内的自己対話-川の畔のささめごと

日々考えていることをフランスから発信しています。自分の研究生活に関わる話題が多いですが、時に日常生活雑記も含まれます。

現実の中での自発的な個体発生の可能性 ― ジルベール・シモンドンを読む(86)

2016-06-02 03:25:01 | 哲学

 2013年6月2日に始めたこのブログに、昨日までの丸三年間、一日も休むことなく記事の投稿を続けることができた。それを可能にする諸条件が恵まれたことを幸いに思う。今日から四年目に入る。たとえわずか数行しか書けない日があっても、とにかく毎日書き続けていきたいと思う。

 昨日の続きで、同じ段落を最後まで読む。今日読む箇所に « information » と « individuation » という二つの概念が同時に登場する。原文をまず見てみよう。

Une telle propriété, qui indique l’existence d’un processus d’information au cours d’une opération d’individuation, ne fait pas partie de la systématique des genres et des espèces ; elle indique d’autres propriétés du réel, les propriétés qu’il offre lorsqu’on le considère relativement à la possibilité des ontogénèses spontanées qui peuvent s’effectuer en lui selon ses propres structures et ses propres potentiels (p. 158-159).

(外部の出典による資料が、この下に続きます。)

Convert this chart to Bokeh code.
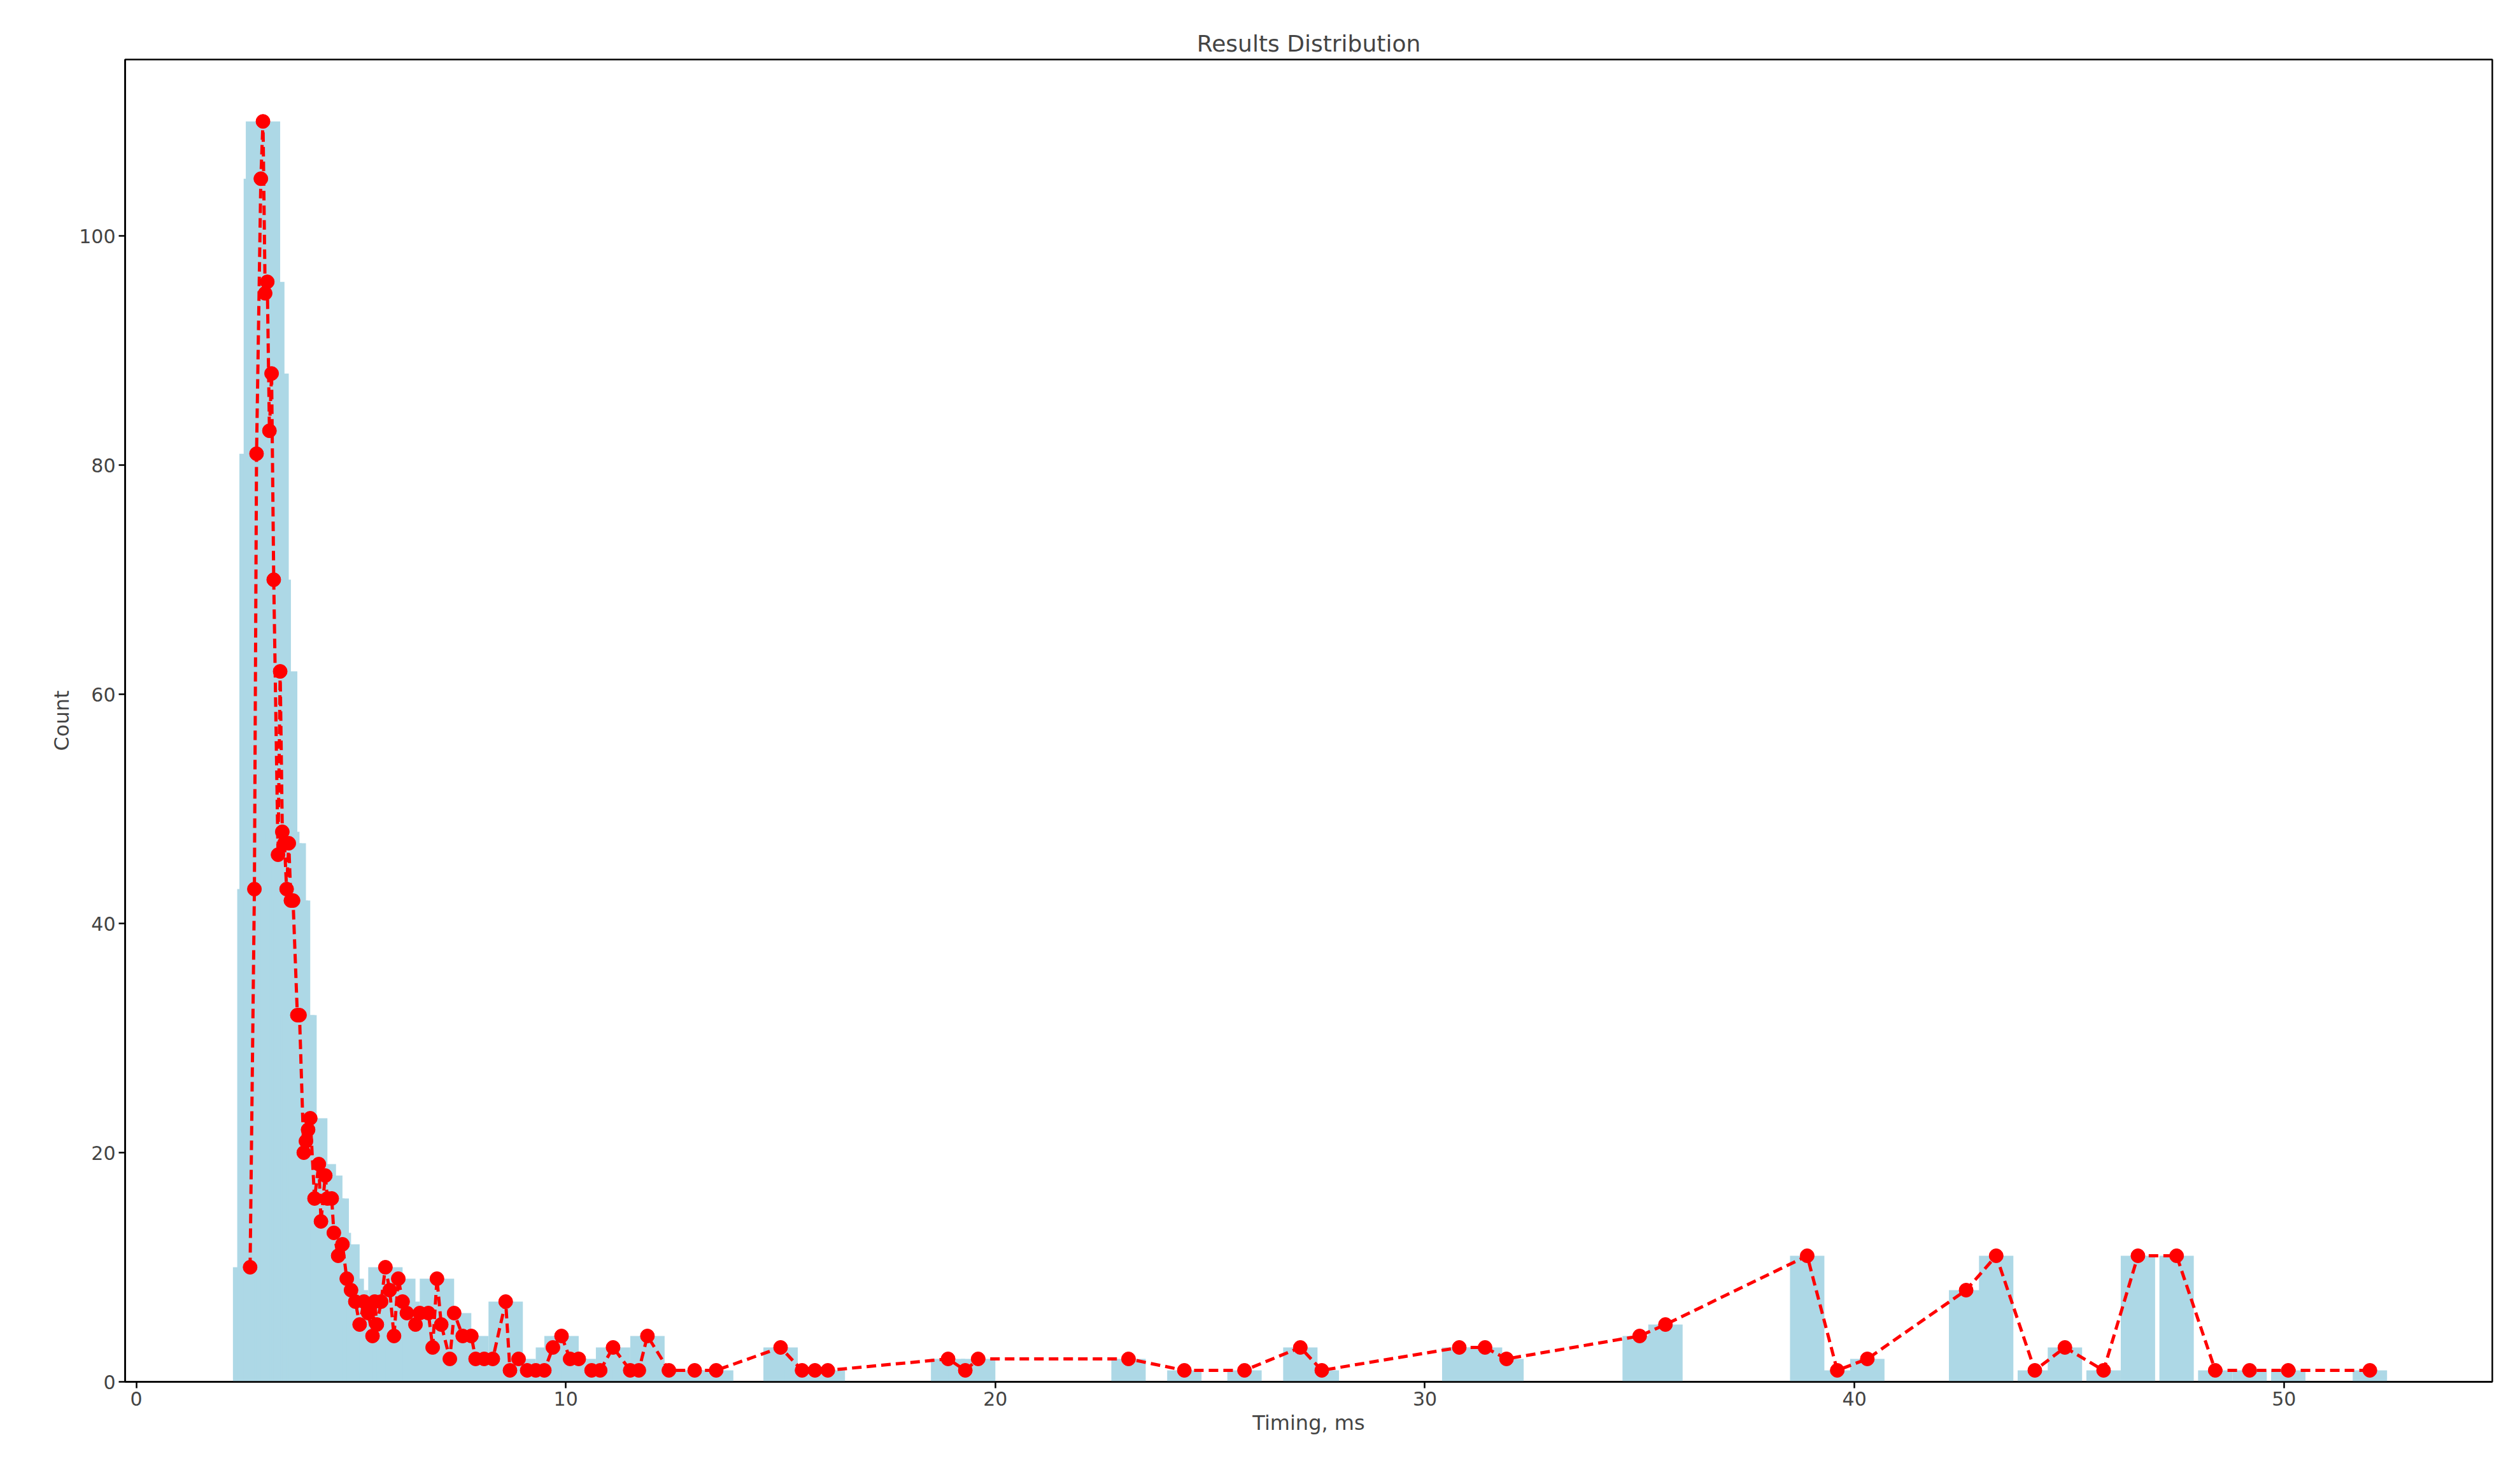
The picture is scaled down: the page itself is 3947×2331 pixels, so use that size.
from bokeh.plotting import figure
from bokeh.embed import file_html
from bokeh.resources import INLINE
from bokeh.models import Range1d, FixedTicker

timing = [2.65,2.75,2.8,2.9,2.95,3.0,3.05,3.1,3.15,3.2,3.3,3.35,3.4,3.45,3.5,3.55,3.6,3.65,3.75,3.8,3.9,3.95,4.0,4.05,4.15,4.25,4.3,4.4,4.45,4.55,4.6,4.7,4.8,4.9,5.0,5.1,5.2,5.3,5.4,5.5,5.55,5.6,5.7,5.8,5.9,6.0,6.1,6.2,6.3,6.5,6.6,6.8,6.9,7.0,7.1,7.3,7.4,7.6,7.8,7.9,8.1,8.3,8.6,8.7,8.9,9.1,9.3,9.5,9.7,9.9,10.1,10.3,10.6,10.8,11.1,11.5,11.7,11.9,12.4,13.0,13.5,15.0,15.5,15.8,16.1,18.9,19.3,19.6,23.1,24.4,25.8,27.1,27.6,30.8,31.4,31.9,35.0,35.6,38.9,39.6,40.3,42.6,43.3,44.2,44.9,45.8,46.6,47.5,48.4,49.2,50.1,52.0]
counts = [10,43,81,105,110,95,96,83,88,70,46,62,48,47,43,47,42,42,32,32,20,21,22,23,16,19,14,18,16,16,13,11,12,9,8,7,5,7,6,4,7,5,7,10,8,4,9,7,6,5,6,6,3,9,5,2,6,4,4,2,2,2,7,1,2,1,1,1,3,4,2,2,1,1,3,1,1,4,1,1,1,3,1,1,1,2,1,2,2,1,1,3,1,3,3,2,4,5,11,1,2,8,11,1,3,1,11,11,1,1,1,1]
x_ticks = [0, 10, 20, 30, 40, 50]
y_ticks = [0, 20, 40, 60, 80, 100]

p = figure(width=3930, height=2310, output_backend="svg", toolbar_location=None,
           title="Results Distribution", x_axis_label="Timing, ms", y_axis_label="Count",
           min_border_left=196, min_border_right=16, min_border_top=93, min_border_bottom=140)
p.x_range = Range1d(-0.26, 54.85)
p.y_range = Range1d(0, 115.4)
p.vbar(x=timing, top=counts, width=0.8, bottom=0, color="lightblue", line_color=None)
p.line(timing, counts, color="red", line_width=5, line_dash="15 8")
p.scatter(timing, counts, size=22, color="red")

p.grid.visible = False
p.outline_line_color = "black"
p.outline_line_width = 2.5
p.title.align = "center"
p.title.text_font_size = "36px"
p.title.text_font_style = "normal"
p.title.text_font = "DejaVu Sans"
for ax, t in ((p.xaxis, x_ticks), (p.yaxis, y_ticks)):
    ax.ticker = FixedTicker(ticks=t)
    ax.major_label_text_font_size = "30px"
    ax.axis_label_text_font_size = "32px"
    ax.axis_label_text_font_style = "normal"
    ax.major_label_text_font = "DejaVu Sans"
    ax.axis_label_text_font = "DejaVu Sans"
    ax.minor_tick_line_color = None
    ax.major_tick_line_width = 2.5
    ax.major_tick_out = 10
    ax.major_tick_in = 0
    ax.axis_line_width = 2.5
open("out.html", "w").write(file_html(p, INLINE))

 昨日の記事の中で取り上げた同時晶出という化学現象に見られる特性は、個体化作用が実行されている間に一つの « information » 過程が存在することを示している。したがって、この特性は、固定的・非時間的的な〈類-種〉概念からなる分類法には馴染まない。
 この文脈で « information » を「情報」とは訳せないことは明らかであろう。この語の原義に忠実に、「形を与えること」「形を成すこと」「形に成ること」という意味を込めて、「形成」と訳すほうがより適切ではあるだろう(« information » の訳の問題は、この連載の中でもすでに何度か取り上げているが、特に4月12日13日の記事を参照されたし)。
 この意味での形成が〈類-種〉関係に馴染まないのはなぜか。それは、現実の個体化過程を通じて形成された種々の形を固定的な階層からなる分類法に当てはめることは、現実の現象に対して本末転倒だからである。つまり、〈類-種〉関係によって現実に存在する形態相互の関係が説明されるのではなく、現実に生成しつつある形態相互の重層的な構造から〈類-種〉という関係概念が一定の抽象化の手続きを経て構成されうるにすぎない、ということである。
 同時晶出という化学現象は、〈類-種〉関係には還元され得ない現実の別の特性を示している。その特性は、現実の中でその現実固有の構造とそれ固有の潜在性にしたがって実行されうる自発的な個体発生の可能性との関係で現実を考えるときに現実によって与えられる特性である。この自発的な個体発生が「形成」(« information »)に他ならない。